How does a company or CIO change its articles/constitution?
Charitable companies and CIOs may amend their governing documents by passing a special resolution, subject to any provisions for entrenchment. The Companies Act 2006 allows charity members, who are unanimous, to override the entrenched provisions. However, if the amendment is a ‘regulated alteration’, the company must seek the consent of the Charity Commission.
What are regulated alterations?
A ‘regulated alteration’ is:
‘(1) an amendment to the charity’s purposes;
(2) an alteration to the provisions concerning the distribution of the charity’s property in the event of dissolution; or
(3) any alteration that would authorise a benefit to be obtained by the charity’s directors or members (or connected persons), unless that benefit is authorised by section 185 of the Charities Act 2011.’
Changing the articles/constitution for non-regulated alterations
For most simple procedural changes, a charitable company is required to send a copy of the amended articles, and previous articles (if applicable) together with a copy of the resolution within 15 days of the resolution taking effect to Companies House. In addition, the trustees must notify the Charity Commission of any changes of the particulars entered on the Companies House register.

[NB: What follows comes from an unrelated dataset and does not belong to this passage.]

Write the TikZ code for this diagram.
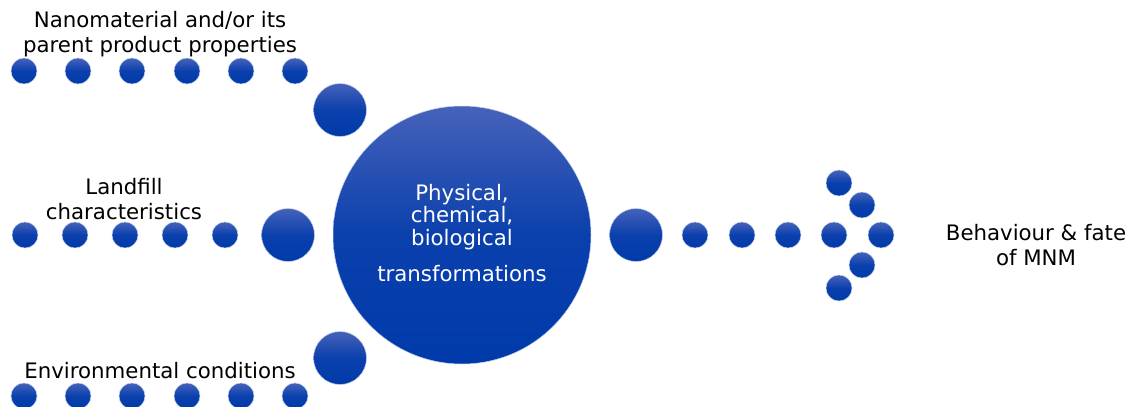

The CIO procedure for notification, is less complicated but more restrictive. A copy of the resolution must be sent to the Charity Commission; however, the resolution does not take effect until it is registered by the Charity Commission and in certain cases the commission may refuse the amendment.
Law Commission: technical issues in Charity Law
To address this inconsistency, the Law Commission, (after consultation) in 2017 published recommendations on changing the law on amending charitable governing documents.
In terms of clarity for the trustees and members, when amending the constitution for a CIO, the time delay between the resolution being passed and gaining agreement from the charity commission may cause confusion (as the member may think the amendment has been passed) and generally the overall process is unhelpful and limiting.
Normally, resolutions to amend the governing documents will be passed at the annual general meeting, to defer the amendment being implemented prior to commission approval is considered unfair on the basis a charitable company would not suffer the same delay.
Definition of objects and purpose
In addition, the definitions of regulated activities are described differently in the same legislation: for CIOs, the Charities Act 2011, s 226(2)(a), and for companies, the Charities Act 2011, s 198(2)(a).
Charitable Companies - 198 Alteration of objects by companies and Commission's consent
(2) The following are regulated alterations—
(a) an amendment of the company's articles of association adding, removing or altering a statement of the company's objects,
Charitable Incorporated Organizations - Section 226 Amendment of constitution and Commission's consent
(2) The following are regulated alterations—
(a) any alteration of the CIO's purposes,
The Law Commission review commented on the language used in the legislation. The Charities Act 2011, s 198, is concerned with the company’s objects, and the Charities Act 2011, s 226, for CIO’s uses the term purposes. Section 226 is aligned to the definition of purposes used in defining a regulated activity. It was also noted, where the amendment or alteration is subject to only words changing, with the substance of the objects or purpose being constant, it should not be considered a regulated alteration.
Government Response 22 March 2021
The government published its response to the Law Commission review in March 2021, accepting the recommendations. Unfortunately, there is no timetable for implementation. Baroness Barran suggested the changes will occur when Parliamentary time allows. Broadly the following changes will be implemented:
- an amendment to a CIO’s constitution by resolution of its members will take effect on the date the resolution is passed (or a future date).
- Any regulated alteration should be ineffective unless the prior consent of the Charity Commission is sought.
- A change of a CIO’s purposes should not take effect until it has been registered by the Charity Commission.
- Section 198(2)(a) will be amended to the description in section 226(2)(a).